• DATASET SECTION
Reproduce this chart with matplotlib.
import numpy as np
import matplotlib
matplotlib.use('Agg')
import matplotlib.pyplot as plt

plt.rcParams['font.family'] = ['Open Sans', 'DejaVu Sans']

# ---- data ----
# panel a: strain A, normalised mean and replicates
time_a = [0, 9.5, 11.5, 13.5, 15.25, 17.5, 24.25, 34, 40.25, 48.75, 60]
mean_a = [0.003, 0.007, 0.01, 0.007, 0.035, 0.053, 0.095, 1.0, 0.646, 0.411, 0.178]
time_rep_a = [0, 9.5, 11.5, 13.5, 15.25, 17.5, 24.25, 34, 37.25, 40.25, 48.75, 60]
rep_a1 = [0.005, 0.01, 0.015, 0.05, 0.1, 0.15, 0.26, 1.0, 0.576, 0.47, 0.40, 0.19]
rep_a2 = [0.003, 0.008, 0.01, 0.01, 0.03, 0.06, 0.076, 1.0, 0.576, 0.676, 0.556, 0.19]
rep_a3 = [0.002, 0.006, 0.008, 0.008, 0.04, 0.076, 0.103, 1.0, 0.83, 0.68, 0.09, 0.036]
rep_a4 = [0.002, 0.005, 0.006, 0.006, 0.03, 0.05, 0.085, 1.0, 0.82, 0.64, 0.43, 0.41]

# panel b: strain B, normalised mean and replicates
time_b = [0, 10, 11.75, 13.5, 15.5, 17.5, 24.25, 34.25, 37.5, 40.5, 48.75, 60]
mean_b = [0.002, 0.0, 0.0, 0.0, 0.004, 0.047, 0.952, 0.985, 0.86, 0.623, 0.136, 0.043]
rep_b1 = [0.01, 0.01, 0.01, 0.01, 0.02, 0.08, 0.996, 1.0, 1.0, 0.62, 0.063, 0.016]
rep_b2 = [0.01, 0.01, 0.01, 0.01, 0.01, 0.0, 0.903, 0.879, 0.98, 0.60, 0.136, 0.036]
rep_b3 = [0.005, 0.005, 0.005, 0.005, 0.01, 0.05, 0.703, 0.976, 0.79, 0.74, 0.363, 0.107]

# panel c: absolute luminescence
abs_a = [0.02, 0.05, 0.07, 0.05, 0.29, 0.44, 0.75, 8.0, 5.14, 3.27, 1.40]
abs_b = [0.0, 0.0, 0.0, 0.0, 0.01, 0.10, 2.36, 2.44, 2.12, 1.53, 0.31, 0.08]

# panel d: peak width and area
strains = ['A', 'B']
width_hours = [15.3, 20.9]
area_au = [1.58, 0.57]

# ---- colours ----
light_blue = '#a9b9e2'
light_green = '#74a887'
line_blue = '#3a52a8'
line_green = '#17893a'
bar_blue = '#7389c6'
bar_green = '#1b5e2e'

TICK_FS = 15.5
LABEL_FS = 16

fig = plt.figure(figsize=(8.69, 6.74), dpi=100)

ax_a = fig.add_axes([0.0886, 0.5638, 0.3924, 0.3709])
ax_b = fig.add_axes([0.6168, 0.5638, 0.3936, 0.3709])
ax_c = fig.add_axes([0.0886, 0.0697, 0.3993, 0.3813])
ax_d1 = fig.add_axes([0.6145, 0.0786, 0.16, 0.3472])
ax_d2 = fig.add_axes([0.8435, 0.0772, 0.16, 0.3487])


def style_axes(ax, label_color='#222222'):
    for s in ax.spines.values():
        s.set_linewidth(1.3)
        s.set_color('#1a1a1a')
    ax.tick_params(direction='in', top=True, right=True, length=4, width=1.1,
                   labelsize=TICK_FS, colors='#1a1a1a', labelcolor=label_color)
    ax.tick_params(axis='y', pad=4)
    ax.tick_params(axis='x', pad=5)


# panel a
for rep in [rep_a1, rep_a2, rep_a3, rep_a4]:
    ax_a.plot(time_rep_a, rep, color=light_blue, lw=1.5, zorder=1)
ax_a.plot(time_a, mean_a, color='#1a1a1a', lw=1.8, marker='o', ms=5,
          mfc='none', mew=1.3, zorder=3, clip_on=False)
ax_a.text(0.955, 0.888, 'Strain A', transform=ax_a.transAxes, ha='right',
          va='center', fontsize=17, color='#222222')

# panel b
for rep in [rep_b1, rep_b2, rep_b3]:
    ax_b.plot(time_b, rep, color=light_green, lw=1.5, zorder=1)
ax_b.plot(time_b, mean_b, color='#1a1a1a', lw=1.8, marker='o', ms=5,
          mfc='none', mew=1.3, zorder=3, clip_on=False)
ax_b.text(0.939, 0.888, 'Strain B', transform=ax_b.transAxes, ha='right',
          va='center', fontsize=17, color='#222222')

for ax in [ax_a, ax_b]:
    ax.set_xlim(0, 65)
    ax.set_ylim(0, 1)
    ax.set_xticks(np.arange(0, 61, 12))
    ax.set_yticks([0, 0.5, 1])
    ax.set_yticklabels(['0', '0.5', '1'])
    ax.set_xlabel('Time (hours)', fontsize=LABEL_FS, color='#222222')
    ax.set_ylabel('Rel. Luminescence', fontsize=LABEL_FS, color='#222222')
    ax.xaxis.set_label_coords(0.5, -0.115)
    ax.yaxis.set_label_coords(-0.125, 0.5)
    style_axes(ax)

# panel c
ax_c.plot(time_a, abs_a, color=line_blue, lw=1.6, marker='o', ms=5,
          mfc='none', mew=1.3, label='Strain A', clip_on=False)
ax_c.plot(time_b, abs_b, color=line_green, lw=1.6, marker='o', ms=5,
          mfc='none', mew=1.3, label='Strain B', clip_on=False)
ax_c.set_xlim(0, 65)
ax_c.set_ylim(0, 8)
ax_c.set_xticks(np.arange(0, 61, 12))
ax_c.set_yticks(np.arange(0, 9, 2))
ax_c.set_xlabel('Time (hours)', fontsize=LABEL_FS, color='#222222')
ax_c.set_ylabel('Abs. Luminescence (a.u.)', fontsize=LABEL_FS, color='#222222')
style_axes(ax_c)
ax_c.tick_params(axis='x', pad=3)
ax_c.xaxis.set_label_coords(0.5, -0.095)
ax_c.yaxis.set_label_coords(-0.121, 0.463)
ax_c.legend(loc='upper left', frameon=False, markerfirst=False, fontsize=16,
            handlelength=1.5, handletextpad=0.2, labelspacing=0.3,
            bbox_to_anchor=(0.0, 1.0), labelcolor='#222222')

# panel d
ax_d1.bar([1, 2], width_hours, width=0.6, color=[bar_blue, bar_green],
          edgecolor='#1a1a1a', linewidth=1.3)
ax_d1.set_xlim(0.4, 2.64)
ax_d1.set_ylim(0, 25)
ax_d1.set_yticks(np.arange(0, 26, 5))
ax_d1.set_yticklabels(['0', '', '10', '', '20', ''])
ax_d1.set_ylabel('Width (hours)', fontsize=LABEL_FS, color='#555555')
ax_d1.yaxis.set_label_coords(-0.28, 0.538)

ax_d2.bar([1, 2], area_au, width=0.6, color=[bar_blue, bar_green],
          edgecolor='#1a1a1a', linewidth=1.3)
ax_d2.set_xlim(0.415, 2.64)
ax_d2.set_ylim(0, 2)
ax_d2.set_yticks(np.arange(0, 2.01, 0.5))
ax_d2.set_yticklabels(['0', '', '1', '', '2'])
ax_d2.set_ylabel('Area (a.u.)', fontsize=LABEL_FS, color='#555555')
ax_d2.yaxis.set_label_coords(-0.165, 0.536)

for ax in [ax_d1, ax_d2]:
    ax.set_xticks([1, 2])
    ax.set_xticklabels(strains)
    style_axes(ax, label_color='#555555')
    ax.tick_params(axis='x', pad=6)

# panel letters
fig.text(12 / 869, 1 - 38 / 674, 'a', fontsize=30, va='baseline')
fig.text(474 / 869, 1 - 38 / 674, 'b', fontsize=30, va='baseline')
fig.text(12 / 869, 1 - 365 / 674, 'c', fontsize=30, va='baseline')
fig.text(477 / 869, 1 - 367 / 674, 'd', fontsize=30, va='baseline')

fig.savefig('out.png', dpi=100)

• DIRECTIVE
Only the lines from the first line of the material above through the line that contains "plt.rcParams['font.family'] = ['Open" should be quoted, each one exactly.

• TASK SOLUTION
Reproduce this chart with matplotlib.
import numpy as np
import matplotlib
matplotlib.use('Agg')
import matplotlib.pyplot as plt

plt.rcParams['font.family'] = ['Open Sans', 'DejaVu Sans']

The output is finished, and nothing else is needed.